Maylis de Kerangal è un’autrice molto apprezzata, non solo in patria, e dunque proverò a darle una seconda possibilità prima di escluderla dalle voci che si intonano al mio gusto di lettrice.

 

27 maggio 2025

" Salone del libro 2025 (2a parte)" di Giulietta Isola

 



                      Sabato si comincia alla grande con Javier Cercas ed il suo “Il folle di Dio alla fine del mondo”, anticlericale e laicista militante, ha viaggiato in Mongolia in compagnia di Papa Francesco per indagare su spiritualità e religione e per avere una risposta alla domanda che nessuno può fare a meno di porsi: può esserci vita dopo la morte? Interessante conversazione e libro da leggere. E' il turno di Paola Caridi e Francesca Mannocchi accolte da un pubblico delle grandi occasioni e tantissimi giovani. Le due autrici hanno dedicato il loro studio e le loro parole al Medioriente, sono intervistate dalle studentesse di un liceo torinese che vogliono conoscere meglio il nostro mondo frantumato e iniziare, al più presto, a rimettere insieme i pezzi. Bellissimo e quasi commovente. 


. Ma le emozioni continuano con Adania Shibli , palestinese che racconta un popolo dalla storia travagliata, dolorosa e senza pace. Ho apprezzato molto l’omaggio a Joan Didion , una delle più apprezzate scrittrici del Novecento.

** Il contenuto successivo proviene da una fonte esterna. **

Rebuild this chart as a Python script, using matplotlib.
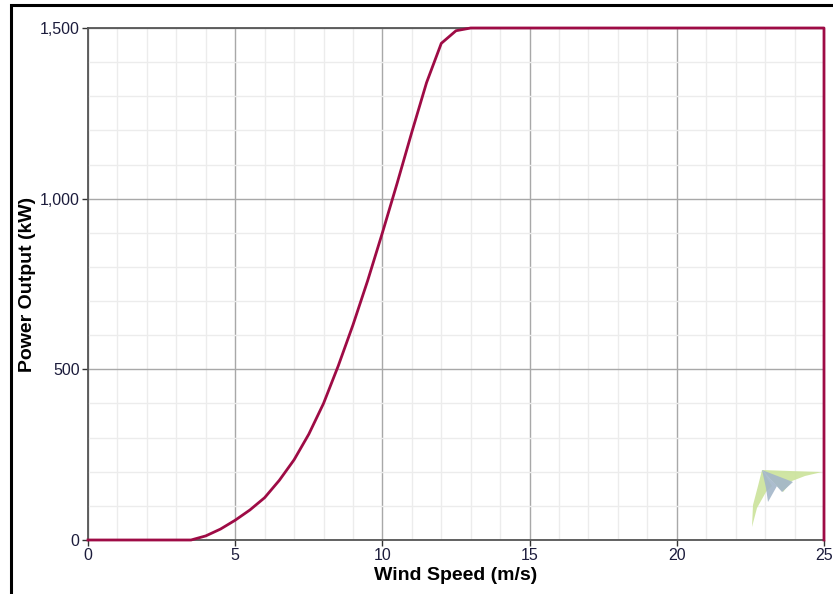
import matplotlib
matplotlib.use("Agg")
import matplotlib.pyplot as plt
from matplotlib.patches import Polygon, Rectangle
from matplotlib.ticker import MultipleLocator, FuncFormatter

# Data
wind_speed = [0, 0.5, 1, 1.5, 2, 2.5, 3, 3.5, 4, 4.5, 5, 5.5, 6, 6.5, 7, 7.5, 8, 8.5,
              9, 9.5, 10, 10.5, 11, 11.5, 12, 12.5, 13, 14, 15, 16, 17, 18, 19, 20,
              21, 22, 23, 24, 25, 25]
power_kw = [0, 0, 0, 0, 0, 0, 0, 0, 12, 32, 58, 88, 124, 175, 235, 310, 400, 510,
            630, 760, 900, 1045, 1195, 1340, 1455, 1492, 1500, 1500, 1500, 1500, 1500, 1500, 1500, 1500,
            1500, 1500, 1500, 1500, 1500, 0]
x_ticks = [0, 5, 10, 15, 20, 25]
y_ticks = [0, 500, 1000, 1500]

plt.rcParams['font.family'] = ['Liberation Sans', 'DejaVu Sans']

W, H = 833, 594
fig = plt.figure(figsize=(W / 100, H / 100), dpi=100)
ax = fig.add_axes([88 / W, 1 - 540 / H, (824 - 88) / W, (540 - 28) / H])

# outer frame
fig.patches.append(Rectangle((11 / W, -0.1), 1.2, (H - 5) / H + 0.1, transform=fig.transFigure,
                             fill=False, edgecolor='black', linewidth=2.2, zorder=0))

ax.set_xlim(0, 25)
ax.set_ylim(0, 1500)
ax.set_xticks(x_ticks)
ax.set_yticks(y_ticks)
ax.xaxis.set_minor_locator(MultipleLocator(1))
ax.yaxis.set_minor_locator(MultipleLocator(100))
ax.yaxis.set_major_formatter(FuncFormatter(lambda v, p: f"{int(v):,}"))

ax.grid(which='minor', color='#ececec', linewidth=1.0)
ax.grid(which='major', color='#a8a8a8', linewidth=1.0)
ax.set_axisbelow(True)

for s in ['left', 'bottom', 'top']:
    ax.spines[s].set_color('#555555')
    ax.spines[s].set_linewidth(1.3)
ax.spines['right'].set_visible(False)

ax.tick_params(which='major', direction='out', length=4, width=1, color='#333333',
               labelsize=11.5, labelcolor='#1c1c3c', pad=2)
ax.tick_params(which='minor', length=0)

# logo watermark
def px(pts):
    return [((x - 88) / 736, (540 - y) / 512) for x, y in pts]

green = '#cbe39a'
blue = '#a3b6c9'
for pts, col in [
    ([(762, 470), (772, 486), (766, 492), (757, 508), (752, 527), (753, 505), (758, 486)], green),
    ([(762, 470), (790, 471), (822, 472), (805, 476), (792, 481), (783, 492)], green),
    ([(762, 470), (777, 486), (768, 502), (766, 488)], blue),
    ([(762, 470), (793, 482), (782, 492)], blue),
]:
    ax.add_patch(Polygon(px(pts), closed=True, transform=ax.transAxes,
                         facecolor=col, edgecolor='none', alpha=0.9, zorder=1))

ax.plot(wind_speed, power_kw, color='#9e0b45', linewidth=2.0, zorder=5, clip_on=False)

ax.set_xlabel('Wind Speed (m/s)', fontsize=14, fontweight='bold', labelpad=3)
ax.set_ylabel('Power Output (kW)', fontsize=14, fontweight='bold', labelpad=3)

fig.savefig('out.png', dpi=100)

Nel suo Diario per John scrive le sue riflessioni più profonde, le sue incertezze, le ombre della sua mente: la depressione, l’ansia, il senso di colpa e la lacerante complessità del rapporto con la figlia. A seguire Luca Briasco, esperto di letteratura americana e traduttore, incontra Romana Petri per parlare di una ragazza americana di solidi principi, che si incanta davanti alle galline e non smette mai di avere Cristo come sublime interlocutore e ritiene la scrittura un dono divino. Quella ragazza è Flannery O’Connor, una delle più grandi autrici del Novecento, protagonista del romanzo di Petri La ragazza di Savannah. Adoro la O’Connor e mi è piaciuto molto l’incontro. Si finisce in bellezza con la mia amica Ilide che parla di un’icona letteraria Roberto Bolano. Sono quasi le 20, la giornata è stata bellissima, adesso in centro mi aspetta una bella cena e tante chiacchiere con le mie amiche Renata e Dina. 

 Domenica, per me l’ultimo giorno di Salone, inizia con l’incontro con il giovane autore americano Michael Bible del quale ho apprezzato il romanzo di esordio e con lui sono ritornata Harmony, la cittadina del Sud degli Stati Uniti solo apparentemente ordinaria. L’evento successivo è quello con Alexander Etkind e Luca Steinmann. A partire da La Russia contro la modernità di Etkind e da Vite al fronte. Donbass, Libano, Siria, Nagorno Karabakh: il grande intreccio delle guerre nelle storie di chi le ha vissute di Steinmann si parla del prezzo delle decisioni di Putin e di altri leaders pagato da chi lotta per la sopravvivenza nei paesi sotto attacco. E’ la volta di Roy Chen, l’autore israeliano di Anime intrattiene il suo pubblico in italiano sul suo nuovo romanzo che è la storia di tre donne : Gabriela, sua madre Noa e nonna Tzipora, oltre che di un mondo su cui sta per incombere il Grande Frastuono. Incontro Shalom Auslander nato e cresciuto del quartiere ebraico ortodosso di Monsey a New York. Racconta una vicenda famigliare umoristica e provocatoria. Sono già le 15.00 sono molto incuriosita dal nuovo libro di Mario Desiati Malbianco nel quale indaga il rapporto accidentato tra storia e memoria, tra individuo e radici. Vado ad ascoltare Amal Oursana che ci racconta nel suo nuovo libro Il segreto nel nome la quotidianità delle famiglie immigrate, il dialogo tra generazioni e un viaggio di ritorno, alla scoperta di una storia profonda e spirituale. 

La giornata sta per finire, ma voglio ascoltare, per chiudere in bellezza, Vanessa Roghi autrice di La parola femminista. Dialoga con Vera Gheno sul valore della parola “femminista” che evoca, ancora oggi, una grande varietà di significati, immagini e letture. Morale non bisogna dimenticare il passato ma comprendere l’evoluzione del concetto e della parola stessa nel tempo e nello spazio. Molto interessante e molto partecipato. Finisce con queste due donne intelligenti il mio Salone 2025. Sono stanca, ma soddisfatta, sono stata dove volevo essere e sono stata felice...ci ho fatto caso. Al prossimo anno Salone.